A former bishop who sacked a principal and two education officers over a pedophile teacher and admitted church responsibility will give evidence on Monday.

The bishop who sacked three men after a pedophilia scandal at a Catholic primary school in Queensland is set to give evidence at an inquiry on Monday.

Former Toowoomba Bishop William Morris is due to give his version of the events leading up to the jailing of pedophile teacher Gerard Byrnes in 2010.

Byrnes raped, molested and savagely bullied 13 schoolgirls in his Queensland classroom between 2007 and 2008.

A principal and two senior Catholic education officers were first told of sex abuse allegations against Byrnes more than a year before his arrest.

But all three men remained silent, police were never told and Byrnes sexually abused more girls.

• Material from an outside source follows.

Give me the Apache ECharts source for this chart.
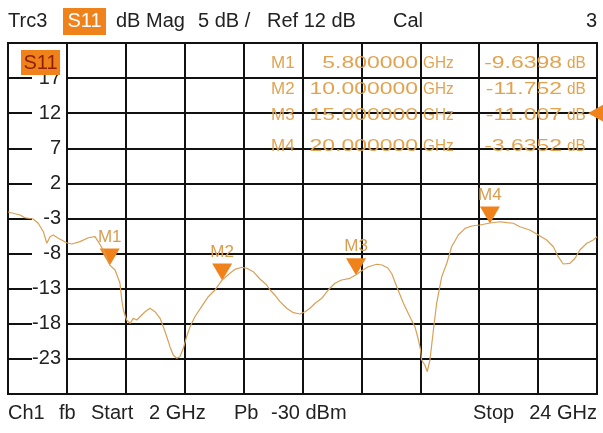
<!DOCTYPE html>
<html>
<head>
<meta charset="utf-8">
<script src="https://cdn.jsdelivr.net/npm/echarts@6/dist/echarts.min.js"></script>
<style>
html,body{margin:0;padding:0;background:#fff;}
#c{width:603px;height:433px;}
</style>
</head>
<body>
<div id="c"></div>
<script>
// ---- data ----
const freqGHz = [2.00,2.45,2.63,2.94,3.13,3.32,3.45,3.57,3.69,3.88,4.19,4.38,4.69,5.00,5.25,5.37,5.56,5.80,6.00,6.18,6.25,6.31,6.43,6.56,6.68,6.81,6.93,7.12,7.30,7.49,7.68,7.80,7.93,8.05,8.17,8.30,8.42,8.55,8.67,8.80,8.98,9.23,9.48,9.73,10.00,10.29,10.48,10.73,10.92,11.16,11.41,11.66,11.79,11.97,12.16,12.41,12.66,12.91,13.09,13.28,13.47,13.72,13.96,14.21,14.46,14.77,15.00,15.21,15.46,15.77,15.97,16.19,16.34,16.52,16.77,17.01,17.20,17.33,17.41,17.45,17.57,17.66,17.76,17.89,18.01,18.20,18.39,18.57,18.82,19.07,19.32,19.63,20.00,20.38,20.63,20.87,21.12,21.49,21.81,22.12,22.37,22.55,22.74,22.99,23.18,23.36,23.62,23.86,24.00];
const s11dB = [-2.07,-2.50,-2.89,-3.07,-3.68,-4.88,-6.53,-5.59,-5.35,-5.82,-6.45,-6.63,-6.30,-5.74,-5.59,-6.30,-7.49,-9.64,-10.34,-12.19,-14.61,-16.03,-17.46,-17.93,-17.22,-17.46,-16.99,-16.28,-15.79,-16.28,-17.22,-18.41,-19.84,-21.26,-22.44,-22.91,-22.69,-21.49,-19.84,-18.41,-16.99,-15.56,-14.14,-13.19,-11.75,-10.81,-10.24,-9.95,-10.09,-10.58,-11.62,-12.47,-13.19,-13.90,-14.85,-15.79,-16.42,-16.60,-16.28,-15.79,-15.08,-14.37,-13.19,-12.23,-11.76,-11.52,-11.01,-10.44,-9.87,-9.52,-9.62,-10.05,-10.91,-12.72,-15.08,-16.99,-18.41,-20.31,-21.73,-23.16,-23.87,-24.82,-23.16,-18.88,-15.08,-11.29,-9.38,-7.02,-5.35,-4.40,-4.07,-3.93,-3.64,-3.46,-3.60,-3.68,-4.17,-4.64,-5.35,-6.06,-7.02,-8.44,-9.48,-9.38,-8.67,-7.49,-6.53,-6.06,-5.59];
const markerNames = ['M1','M2','M3','M4'];
const markerFreqs = [5.8, 10, 15, 20];
const markerVals = [-9.6398, -11.752, -11.007, -3.6352];
const refLevel = 12;
const yTickValues = [-23,-18,-13,-8,-3,2,7,12,17];
const xRange = [2, 24];
const yRange = [-28, 22];
const titleWords = ['Trc3','S11','dB Mag','5 dB /','Ref 12 dB','Cal','3'];
const footerWords = ['Ch1','fb','Start','2 GHz','Pb','-30 dBm','Stop','24 GHz'];

// ---- styles ----
const FONT = '"Liberation Sans", Arial, sans-serif';
const ORANGE = '#f0821c';
const TRACE = '#d9a055';
const MTEXT = '#e2a350';
const G = {left: 8, top: 43, width: 589, height: 351};

const chart = echarts.init(document.getElementById('c'), null, {renderer: 'canvas'});

function txt(t, x, y, opt, extra) {
  return Object.assign({
    type: 'text', x: x, y: y, z: 50,
    style: Object.assign({text: t, fill: '#222', font: '20px ' + FONT, align: 'left', verticalAlign: 'middle'}, opt || {})
  }, extra || {});
}

const graphics = [];
// title
const tY = 21;
graphics.push(txt(titleWords[0], 8, tY));
graphics.push({type: 'rect', z: 49, shape: {x: 63, y: 8, width: 43, height: 27}, style: {fill: ORANGE}});
graphics.push(txt(titleWords[1], 84.5, tY, {fill: '#fff', align: 'center'}));
graphics.push(txt(titleWords[2], 116, tY));
graphics.push(txt(titleWords[3], 198, tY));
graphics.push(txt(titleWords[4], 267, tY));
graphics.push(txt(titleWords[5], 393, tY));
graphics.push(txt(titleWords[6], 597, tY, {align: 'right'}));
// footer
const fY = 413;
const fX = [8, 59, 91, 149, 234, 271, 473, 597];
footerWords.forEach((w, i) => graphics.push(txt(w, fX[i], fY, i === footerWords.length - 1 ? {align: 'right'} : {})));
// S11 tag in plot
graphics.push({type: 'rect', z: 60, shape: {x: 21, y: 50, width: 39, height: 25}, style: {fill: ORANGE}});
graphics.push(txt('S11', 40.5, 63, {fill: '#8e1e08', align: 'center'}, {z: 61}));
// marker table
const rowY = [63, 89, 115, 146];
const TF = '17px ' + FONT;
markerNames.forEach((n, i) => {
  graphics.push(txt(n, 271, rowY[i], {fill: MTEXT, font: TF}));
  graphics.push(txt(markerFreqs[i].toFixed(6), 418, rowY[i], {fill: MTEXT, font: TF, align: 'right'}, {scaleX: 1.35}));
  graphics.push(txt('GHz', 423, rowY[i], {fill: MTEXT, font: TF}, {scaleX: 0.9}));
  graphics.push(txt(markerVals[i].toPrecision(5), 562, rowY[i], {fill: MTEXT, font: TF, align: 'right'}, {scaleX: 1.35}));
  graphics.push(txt('dB', 567, rowY[i], {fill: MTEXT, font: TF}, {scaleX: 0.9}));
});

const option = {
  animation: false,
  backgroundColor: '#fff',
  grid: Object.assign({show: true, borderColor: '#111', borderWidth: 2, backgroundColor: '#fff', containLabel: false}, G),
  xAxis: [
    {type: 'value', min: xRange[0], max: xRange[1], show: false},
    {type: 'value', min: 0, max: 10, interval: 1, position: 'bottom',
     axisLine: {show: false}, axisTick: {show: false}, axisLabel: {show: false},
     splitLine: {show: true, lineStyle: {color: '#111', width: 2}}}
  ],
  yAxis: [
    {type: 'value', min: yRange[0], max: yRange[1], position: 'left', z: 3,
     axisLine: {show: false}, axisTick: {show: false}, splitLine: {show: false},
     axisLabel: {show: true, customValues: yTickValues, margin: -58, color: '#222',
       fontSize: 20, fontFamily: FONT, backgroundColor: '#fff', width: 26, align: 'right',
       padding: [2, 5, 2, 3], showMinLabel: true, showMaxLabel: true}},
    {type: 'value', min: 0, max: 10, interval: 1, position: 'left',
     axisLine: {show: false}, axisTick: {show: false}, axisLabel: {show: false},
     splitLine: {show: true, lineStyle: {color: '#111', width: 2}}}
  ],
  graphic: graphics,
  series: [{
    type: 'line', xAxisIndex: 0, yAxisIndex: 0, z: 5,
    data: freqGHz.map((f, i) => [f, s11dB[i]]),
    showSymbol: false, smooth: false,
    lineStyle: {color: TRACE, width: 1.2},
    markPoint: {
      symbol: 'triangle', symbolSize: [20, 17], symbolRotate: 180, symbolOffset: [0, -8],
      itemStyle: {color: ORANGE},
      label: {show: true, position: 'top', formatter: '{b}', color: '#d99d52', fontSize: 17, fontFamily: FONT, distance: 3},
      data: markerNames.map((n, i) => ({name: n, coord: [markerFreqs[i], markerVals[i]]})).concat([
        {name: 'Ref', coord: [xRange[1], refLevel], symbolRotate: 90, symbolSize: [20, 18], symbolOffset: [0, 0], label: {show: false}}
      ])
    }
  }]
};
chart.setOption(option);
</script>
</body>
</html>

The Royal Commission into Institutional Responses to Child Sexual Abuse has been looking into that dark chapter over the past week.

Principal Terry Hayes, who still works as a Catholic teacher, and another principal from the diocese claimed there was a culture of protecting the church and they were regularly told “not to compromise the bishop”.

Catholic education officials Chris Fry and Ian Hunter claimed they weren’t properly trained and under pressure, so they neglected the reports.

But lawyers for the Catholic Church have accused the trio of colluding on their evidence to shift the blame and diminish their own responsibility.

After Byrnes was arrested, Bishop Morris sacked Mr Hayes, Mr Fry and Mr Hunter.

He then apologised to the victims and their families, opening up the way for financial settlements.

“I am committed to ensuring that our apology is supported by action,” Bishop Morris said in 2010.

“The diocese sought to make the compensation process as uncomplicated as possible for the victims’ families.”

He was sacked by Pope Benedict XVI less than six months later.

The reason was believed to have been a 2006 letter Bishop Morris wrote to parish in which he discussed whether a fall in the numbers of Catholic priests could be offset by the ordination of women and ministers from other churches.